Jan pose alors une autre question fatidique: serait-il possible, ou du moins concevable, de faire revenir Mateus? (En demandant cela, il pense bien entendu au rituel que le tracé du pentacle sur le parc laissait subodorer.) Hector est persuadé que cela serait impossible, car on ne revient pas de l’Au-delà, mais nos trois amis savent bien que la Réalité peut parfois se montrer malléable d’une façon que l’on n’aurait jamais soupçonnée…
Le culte des profondeurs
La conversation se poursuit sur ces questions fort inquiétantes aussi bien qu’obsédantes. Ennea Kephalos était, ou plutôt est, un monstre très ancien, puissant et malfaisant, apparu jadis du jour au lendemain, pour autant que les Magistères s’en souviennent. Ces derniers ne savent d’ailleurs pas si Mateus l’avait pur ainsi dire invoqué, ou s’il s’était contenté de le trouver sur place et de raviver un culte tout aussi ancien que la créature elle-même. Fait troublant, d’après les descriptions faites par les mages et corroborées par Hector, la statue située dans le temple ressemble bien à Mateus; le sang de celui-ci semblait avoir “muté” avec les années: sous le coup d’une malédiction, ou sciemment, suite aux expériences menées par le vampire? Ceux partageant son sang, en tous cas, possédaient des traits similaires, et Fyodor ne faisait pas exception à la règle.
Malgré cela, Hector est à nouveau surpris lorsque lui est décrite la Goule qui gardait Francesca: ce n’est pas là l’aspect habituel des serviteurs de Fyodor (ses capacités de régénération, par contre, seraient apparemment normales pour un serviteur des Magistères). Irena avance l’hypothèse fort dérangeante d’une possible origine de ces mutations, à savoir la consommation qu’aurait pu faire Mateus du sang du serpent, peut-être dans l’espoir d’acquérir lui aussi “neuf vies”? (*) Une autre possibilité serait celle de l’existence d’Ennea Kephalos en tant que manifestation d’un élément ou d’un concept (un antagoniste de la vie, ou des expériences bienfaisantes?), dans quel cas il faudrait peut-être d’abord éliminer la croyance qui serait sa source…

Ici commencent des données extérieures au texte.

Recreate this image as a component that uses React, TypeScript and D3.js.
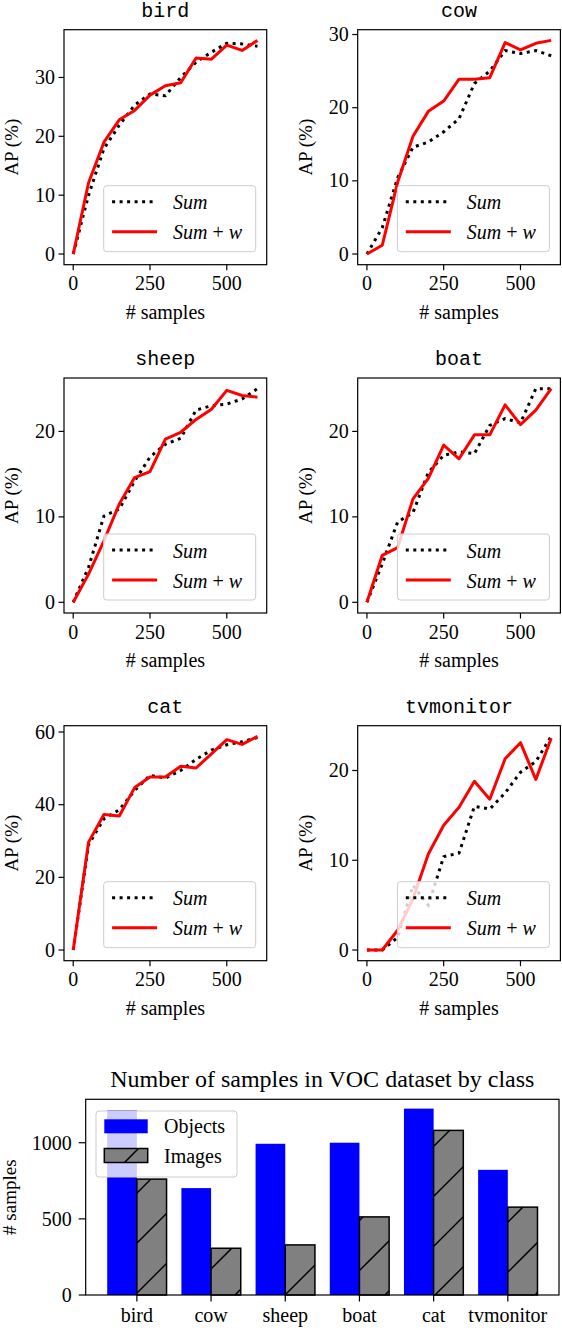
import React, { useEffect, useRef } from 'react';
import * as d3 from 'd3';

// sample counts on the x axis of every panel
const samples = [0, 50, 100, 150, 200, 250, 300, 350, 400, 450, 500, 550, 600];
const xTicks = [0, 250, 500];

const birdSum = [0, 10, 17.9, 21.9, 25.3, 27.2, 26.9, 30, 32.6, 34.3, 35.8, 35.7, 35.3];
const birdSumW = [0, 12.1, 19, 22.8, 24.4, 27, 28.6, 29.1, 33.3, 33.1, 35.5, 34.6, 36.3];
const cowSum = [0, 3.6, 10.4, 14.6, 15.3, 16.7, 18.5, 23.3, 25, 27.8, 27.4, 27.8, 27.1];
const cowSumW = [0, 1.2, 9.8, 16.1, 19.5, 20.9, 23.9, 23.9, 24.1, 28.9, 27.9, 28.8, 29.2];
const sheepSum = [0, 4.1, 10.1, 10.9, 14.2, 17, 18.5, 19.2, 22.5, 23, 23.2, 23.8, 25];
const sheepSumW = [0, 3.3, 7.2, 11.5, 14.6, 15.3, 19.1, 19.9, 21.4, 22.6, 24.8, 24.2, 24];
const boatSum = [0, 4.5, 9.4, 10.5, 15.2, 17.2, 17.6, 17.4, 20.7, 21.5, 21, 25, 25];
const boatSumW = [0, 5.5, 6.4, 12.1, 14.5, 18.4, 16.8, 19.6, 19.6, 23.1, 20.8, 22.5, 25];
const catSum = [0, 29, 36.1, 38.6, 43.9, 48.1, 47.3, 49.4, 52.5, 55, 56.5, 57.3, 58.5];
const catSumW = [0, 29.7, 37.3, 36.9, 44.7, 47.6, 47.6, 50.6, 50.1, 54, 57.9, 56.6, 58.8];
const tvSum = [0, 0, 1.4, 7.2, 5, 10.4, 10.8, 16, 15.7, 17.5, 19.8, 21, 23.8];
const tvSumW = [0, 0, 2.2, 5.7, 10.7, 13.9, 15.9, 18.8, 16.8, 21.3, 23.1, 19, 23.6];

// bar chart
const classNames = ['bird', 'cow', 'sheep', 'boat', 'cat', 'tvmonitor'];
const objectCounts = [1212, 702, 993, 1000, 1224, 822];
const imageCounts = [761, 307, 329, 513, 1081, 577];
const countTicks = [0, 500, 1000];

const SERIF = '"Liberation Serif", "Times New Roman", serif';
const MONO = '"Liberation Mono", "DejaVu Sans Mono", monospace';

const App = () => {
  const ref = useRef<SVGSVGElement>(null);

  useEffect(() => {
    const svg = d3.select(ref.current);
    svg.selectAll('*').remove();

    const panels = [
      { name: 'bird', sum: birdSum, sumW: birdSumW },
      { name: 'cow', sum: cowSum, sumW: cowSumW },
      { name: 'sheep', sum: sheepSum, sumW: sheepSumW },
      { name: 'boat', sum: boatSum, sumW: boatSumW },
      { name: 'cat', sum: catSum, sumW: catSumW },
      { name: 'tvmonitor', sum: tvSum, sumW: tvSumW },
    ];

    const colX = [64, 357.7];
    const rowY = [29.7, 378, 725.7];
    const axW = 202.7;
    const axH = 235;

    panels.forEach((p, i) => {
      const g = svg
        .append('g')
        .attr('transform', `translate(${colX[i % 2]},${rowY[Math.floor(i / 2)]})`);

      const x = d3.scaleLinear().domain([-30, 630]).range([0, axW]);
      const maxV = d3.max([...p.sum, ...p.sumW]) as number;
      const pad = maxV * 0.05;
      const y = d3.scaleLinear().domain([-pad, maxV + pad]).range([axH, 0]);

      const line = d3
        .line<number>()
        .x((_, k) => x(samples[k]))
        .y((d) => y(d));

      g.append('path')
        .attr('d', line(p.sum))
        .attr('fill', 'none')
        .attr('stroke', 'black')
        .attr('stroke-width', 3)
        .attr('stroke-dasharray', '3,4.5');

      g.append('path')
        .attr('d', line(p.sumW))
        .attr('fill', 'none')
        .attr('stroke', '#ff0000')
        .attr('stroke-width', 3)
        .attr('stroke-linejoin', 'round');

      // x ticks
      xTicks.forEach((t) => {
        g.append('line')
          .attr('x1', x(t)).attr('x2', x(t))
          .attr('y1', axH).attr('y2', axH + 5.5)
          .attr('stroke', 'black').attr('stroke-width', 1.2);
        g.append('text')
          .attr('x', x(t)).attr('y', axH + 25.5)
          .attr('text-anchor', 'middle')
          .attr('font-family', SERIF).attr('font-size', 20)
          .text(t);
      });

      // y ticks
      y.ticks(3).forEach((t) => {
        g.append('line')
          .attr('x1', -5.5).attr('x2', 0)
          .attr('y1', y(t)).attr('y2', y(t))
          .attr('stroke', 'black').attr('stroke-width', 1.2);
        g.append('text')
          .attr('x', -9).attr('y', y(t) + 6.5)
          .attr('text-anchor', 'end')
          .attr('font-family', SERIF).attr('font-size', 20)
          .text(t);
      });

      g.append('rect')
        .attr('width', axW).attr('height', axH)
        .attr('fill', 'none').attr('stroke', 'black').attr('stroke-width', 1.2);

      g.append('text')
        .attr('x', axW / 2).attr('y', -13)
        .attr('text-anchor', 'middle')
        .attr('font-family', MONO).attr('font-size', 20)
        .text(p.name);

      g.append('text')
        .attr('x', axW / 2).attr('y', axH + 54)
        .attr('text-anchor', 'middle')
        .attr('font-family', SERIF).attr('font-size', 20)
        .text('# samples');

      g.append('text')
        .attr('transform', `translate(-46,${axH / 2}) rotate(-90)`)
        .attr('text-anchor', 'middle')
        .attr('font-family', SERIF).attr('font-size', 19)
        .text('AP (%)');

      // legend
      const lw = 152, lh = 66;
      const lg = g.append('g').attr('transform', `translate(${axW - 11 - lw},${axH - 13 - lh})`);
      lg.append('rect')
        .attr('width', lw).attr('height', lh).attr('rx', 3)
        .attr('fill', 'white').attr('fill-opacity', 0.8)
        .attr('stroke', '#cccccc').attr('stroke-width', 1);
      const rows = [16, 46];
      lg.append('line')
        .attr('x1', 8.4).attr('x2', 53.4).attr('y1', rows[0]).attr('y2', rows[0])
        .attr('stroke', 'black').attr('stroke-width', 3).attr('stroke-dasharray', '3,4.5');
      lg.append('line')
        .attr('x1', 8.4).attr('x2', 53.4).attr('y1', rows[1]).attr('y2', rows[1])
        .attr('stroke', '#ff0000').attr('stroke-width', 3);
      lg.append('text')
        .attr('x', 69.4).attr('y', rows[0] + 7.5)
        .attr('font-family', SERIF).attr('font-size', 20).attr('font-style', 'italic')
        .text('Sum');
      const t2 = lg.append('text')
        .attr('x', 69.4).attr('y', rows[1] + 7.5)
        .attr('font-family', SERIF).attr('font-size', 20)
        .style('white-space', 'pre');
      t2.append('tspan').attr('font-style', 'italic').text('Sum');
      t2.append('tspan').text(' + ');
      t2.append('tspan').attr('font-style', 'italic').text('w');
    });

    // ---- bar chart ----
    const bx0 = 85.7, bx1 = 559, by0 = 1099.3, by1 = 1295;
    const bx = d3.scaleLinear().domain([-0.69, 5.69]).range([bx0, bx1]);
    const maxCount = d3.max([...objectCounts, ...imageCounts]) as number;
    const by = d3.scaleLinear().domain([0, maxCount * 1.05]).range([by1, by0]);
    const bw = 0.4;

    const defs = svg.append('defs');
    const pat = defs
      .append('pattern')
      .attr('id', 'hatch')
      .attr('patternUnits', 'userSpaceOnUse')
      .attr('width', 50).attr('height', 50);
    pat.append('line').attr('x1', -5).attr('y1', 35).attr('x2', 35).attr('y2', -5)
      .attr('stroke', 'black').attr('stroke-width', 1.5);
    pat.append('line').attr('x1', 25).attr('y1', 55).attr('x2', 55).attr('y2', 25)
      .attr('stroke', 'black').attr('stroke-width', 1.5);

    classNames.forEach((_, i) => {
      svg.append('rect')
        .attr('x', bx(i - bw)).attr('y', by(objectCounts[i]))
        .attr('width', bx(i) - bx(i - bw)).attr('height', by(0) - by(objectCounts[i]))
        .attr('fill', '#0000ff');
    });
    classNames.forEach((_, i) => {
      const r = {
        x: bx(i), y: by(imageCounts[i]),
        w: bx(i + bw) - bx(i), h: by(0) - by(imageCounts[i]),
      };
      svg.append('rect')
        .attr('x', r.x).attr('y', r.y).attr('width', r.w).attr('height', r.h)
        .attr('fill', '#808080');
      svg.append('rect')
        .attr('x', r.x).attr('y', r.y).attr('width', r.w).attr('height', r.h)
        .attr('fill', 'url(#hatch)')
        .attr('stroke', 'black').attr('stroke-width', 1.5);
    });

    svg.append('rect')
      .attr('x', bx0).attr('y', by0).attr('width', bx1 - bx0).attr('height', by1 - by0)
      .attr('fill', 'none').attr('stroke', 'black').attr('stroke-width', 1.2);

    classNames.forEach((c, i) => {
      svg.append('line')
        .attr('x1', bx(i)).attr('x2', bx(i)).attr('y1', by1).attr('y2', by1 + 6.5)
        .attr('stroke', 'black').attr('stroke-width', 1.2);
      svg.append('text')
        .attr('x', bx(i)).attr('y', 1321.5)
        .attr('text-anchor', 'middle')
        .attr('font-family', SERIF).attr('font-size', 20)
        .text(c);
    });
    countTicks.forEach((t) => {
      svg.append('line')
        .attr('x1', bx0 - 7).attr('x2', bx0).attr('y1', by(t)).attr('y2', by(t))
        .attr('stroke', 'black').attr('stroke-width', 1.2);
      svg.append('text')
        .attr('x', bx0 - 14).attr('y', by(t) + 7)
        .attr('text-anchor', 'end')
        .attr('font-family', SERIF).attr('font-size', 20)
        .text(t);
    });

    svg.append('text')
      .attr('x', (bx0 + bx1) / 2).attr('y', 1086.5)
      .attr('text-anchor', 'middle')
      .attr('font-family', SERIF).attr('font-size', 24)
      .text('Number of samples in VOC dataset by class');

    svg.append('text')
      .attr('transform', `translate(16,${(by0 + by1) / 2}) rotate(-90)`)
      .attr('text-anchor', 'middle')
      .attr('font-family', SERIF).attr('font-size', 19)
      .text('# samples');

    // bar legend
    const bl = svg.append('g').attr('transform', 'translate(96,1111)');
    bl.append('rect')
      .attr('width', 141).attr('height', 66).attr('rx', 3)
      .attr('fill', 'white').attr('fill-opacity', 0.8)
      .attr('stroke', '#cccccc').attr('stroke-width', 1);
    bl.append('rect')
      .attr('x', 8.3).attr('y', 8.3).attr('width', 43.4).attr('height', 14)
      .attr('fill', '#0000ff');
    bl.append('rect')
      .attr('x', 8.3).attr('y', 37.5).attr('width', 43.4).attr('height', 14)
      .attr('fill', '#808080');
    bl.append('rect')
      .attr('x', 8.3).attr('y', 37.5).attr('width', 43.4).attr('height', 14)
      .attr('fill', 'url(#hatch)')
      .attr('stroke', 'black').attr('stroke-width', 1.5);
    ['Objects', 'Images'].forEach((s, k) => {
      bl.append('text')
        .attr('x', 68).attr('y', k === 0 ? 22 : 51.5)
        .attr('font-family', SERIF).attr('font-size', 20)
        .text(s);
    });
  }, []);

  return (
    <svg
      ref={ref}
      width={562}
      height={1330}
      style={{ position: 'absolute', left: 0, top: 0, background: 'white' }}
    />
  );
};

export default App;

Quant à Fyodor, les Magistères débattent actuellement du sort à lui réserver… peut-être le même que celui de Mateus. Encore faudrait-il rattrapper le vampire à présent renégat, puisqu’il a pris la fuite. Avant de déposer Hector, non loin du pont de Brendenburg, la Goule assure qu’elle appuiera le témoignage des trois mages; ceux-ci n’auraient pu en effet inventer quelque chose d’aussi horrible qu’Ennea Kephalos, d’autant plus que son existence avait été tenue très secrète depuis un siècle.
NDI: On croyait que l’expérience de Tzimisce avait servi de leçon, mais non… Dites, les vampires, il faut arrêter de bouffer tout ce qui passe, surtout quand on ne sait pas de quel coin obscur de l’Umbra c’est sorti!